Friday, May 18, 2012

"Self-Reliance": Passages for Textual Analysis

Pages 182 to 185: Emerson's numbered list, beginning  "1. In what prayers do men allow themselves ... and ending with "bullet point" #4 on page 185. (At least I think it end on page 185, it's a legitimate question as to exactly where this section ends!).

Pages 186 ("Society is a wave") until the end of the essay.

Missing Epigraphs to "Self-Reliance"


For whatever reason, the editors of Great Conversations I omitted the Latin saying and the two pieces of poetry that preface Emerson's essay "Self-Reliance" in other editions.  I offer them below. Whoever can give us a translation of the Latin at our meeting on Monday gets a prize.
"Ne te quaesiveris extra."

"Man is his own star; and the soul that can
Render an honest and a perfect man,
Commands all light, all influence, all fate;
Nothing to him falls early or too late.
Our acts our angels are, or good or ill,
Our fatal shadows that walk by us still."
           Epilogue to Beaumont and Fletcher's Honest Man's Fortune

Cast the bantling on the rocks,
Suckle him with the she-wolf's teat;
Wintered with the hawk and fox,
Power and speed be hands and feet.

Friday, May 4, 2012

Where's Waldo?

Ralph Waldo Emerson (1803-1882)
According to the chronology of Ralph Waldo Emerson's life contained in the Library of America edition of his Essays and Lectures, Emerson decided in his junior year at Harvard that he wanted to be known as "Waldo," not "Ralph." Hence the title of the present "Author of the Month" post.

"Where's Waldo?" It's a good question, just as last month we might have asked "Where's Blaise?" How do we situate the "greats." We learn in school that Emerson was (a) a minister, (b) the first American intellectual of international caliber, (c) an American Romantic (Romanticist?), (d) a Transcendentalist.  In these two latter capacities he influenced Henry David Thoreau and the great son of Huntington, Walt Whitman, among many others.
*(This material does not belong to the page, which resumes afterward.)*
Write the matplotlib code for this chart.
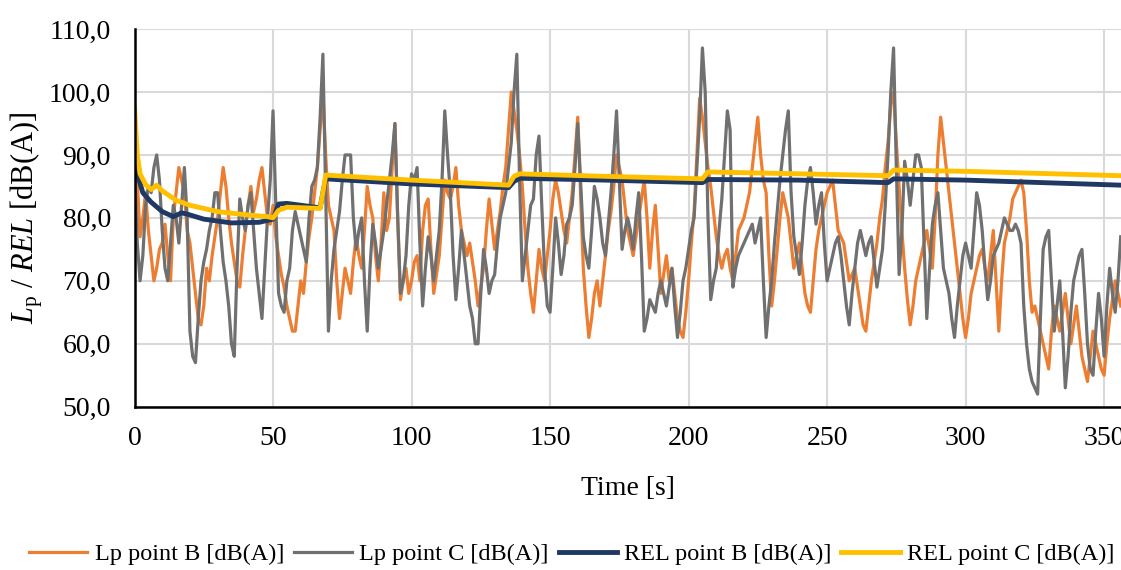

We also know he published a number of essays that became famous, such as "Nature," "Compensation," and this month's selection, "Self-Reliance." Emerson is a disciple of Montaigne in that regard. I believe, however, that Emerson deserves to be received as a preacher delivering an inspiring sermon, as he was at one time at the Unitarian Second Church in Boston.

I would recommend that you seek out a sound recording of "Self-Reliance" and give it a listen. It just might afford a different take on Emerson's deep thoughts and beautiful language. If you find Waldo, tell us where.